House Speaker John Boehner is a Republican who clearly wishes conservatives would turn up on Election Day, vote for GOP candidates, and then quietly go away. The words “conservative” and “Republican” are often used together, but the reality is a large number of Republicans are not conservative, although they pretend they are during each election cycle. That’s one of the GOP’s main problems: Fakecons — fake conservatives.
Disparaging the right, Boehner recently said, “When you criticize something and you have no idea what you’re criticizing, it undermines your credibility.”
Boehner should encourage the ideologically malleable components of his party (including himself) to undergo serious self-scrutiny before lecturing conservatives about having their credibility undermined. When Republicans abandon their stated goals (such as advancing a less burdensome and less expensive government), it is their credibility that is undermined. The recent Paul Ryan-Patty Murray budget deal illustrates the dilemma. This is not a fiscal response to America’s economic needs; it’s a political invention embraced by panicky Republicans.
Republicans remember the hit they took during the government shutdown and are determined not to go there again. Fine. But the spending increases in Ryan-Murray were not necessary to avoid another body blow. Prior to the shutdown Republicans tried — repeatedly — to defund the Affordable Care Act. It was a losing strategy because, first, they were attempting to starve an existing law and, second, the Democrats were never going to dismantle their major accomplishment. This time, Republicans would have been advocating for an existing law that had bipartisan support: the Budget Control Act of 2011. By doing nothing, spending cuts that both sides had agreed to would have been implemented. If Democrats objected, it would have been the GOP’s turn to accuse them of wanting to change policy in midstream.
If Congress had adhered to the Budget Control Act, discretionary spending would be held to $967 billion. Thanks to Ryan-Murray, the ceiling rises to $1.012 trillion. That’s lower than 2012, when that figure was $1.28 trillion, but one would think Congress could live with the $967 billion amount and make intelligent judgments about America’s spending priorities. Yes, setting priorities is hard work, but members of Congress are not paid $174,000 a year ($223,500 if you’re speaker of the house; $193,400 if you’re the Senate majority leader) to have an easy time. When will they begin earning their pay?
Status quo disciples assure that things will turn out fine because after spending increases in 2014 and 2015, the budget caps return in 2016. Does anyone believe the 2016 Congress will abide by a deal made in 2013? After all, the Congress of 2013 hasn’t stood by the 2011 deal.

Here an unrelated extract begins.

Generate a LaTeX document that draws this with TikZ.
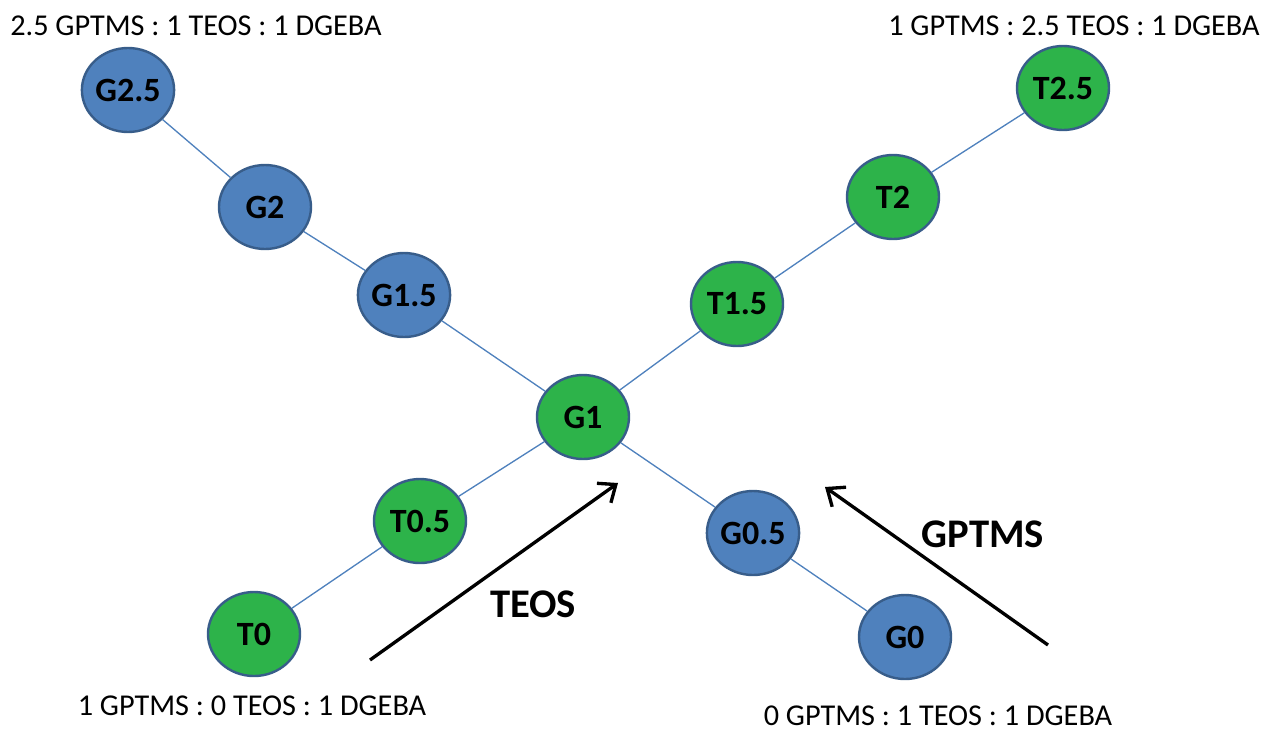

The Budget Control Act of 2011 raised the debt limit, but those who supported the plan said the spending increases would be offset with spending reductions in future years, and those reductions would be enforced with spending caps. Those are the same caps that are being busted right now, and these are the years in which the “future cuts” from the 2011 deal were supposed to have been made. This is an insane situation: Those who are pledging to uphold new spending caps years from now are the same folks who are breaking the caps they supported years ago.
During the budget battle of 2011, Republicans were warned not to allow conservatives to force them to demand unachievable spending reductions. Instead, they were urged to yield on the debt ceiling and confront spending sometime in the future. They did. It’s always the same story: Capitulate to the Democrats — spend now, cut later.
Those who urge patience say fiscal issues will eventually be addressed when Republicans control the White House and both chambers of Congress. That’s a phony argument.
Article 1, Section 7 of the Constitution, says: “All bills for raising revenue shall originate in the House of Representatives.”
That means only the House can create a new tax and that it’s the chamber that controls the federal checkbook. Besides, the GOP has held the House for the majority of the past two decades and government has continued to grow. During the administration of President George W. Bush, Republicans controlled all three branches of government for a period of time, and government still grew larger and costlier. Republican leaders may give assurances that things will change once/if they become Washington’s dominate party, but history and current events tell a different tale.
Ryan-Murray is an unnecessary and unwise GOP retreat.
Joseph Bell was communications director for former Congressman Rob Simmons, Conn.-2nd District.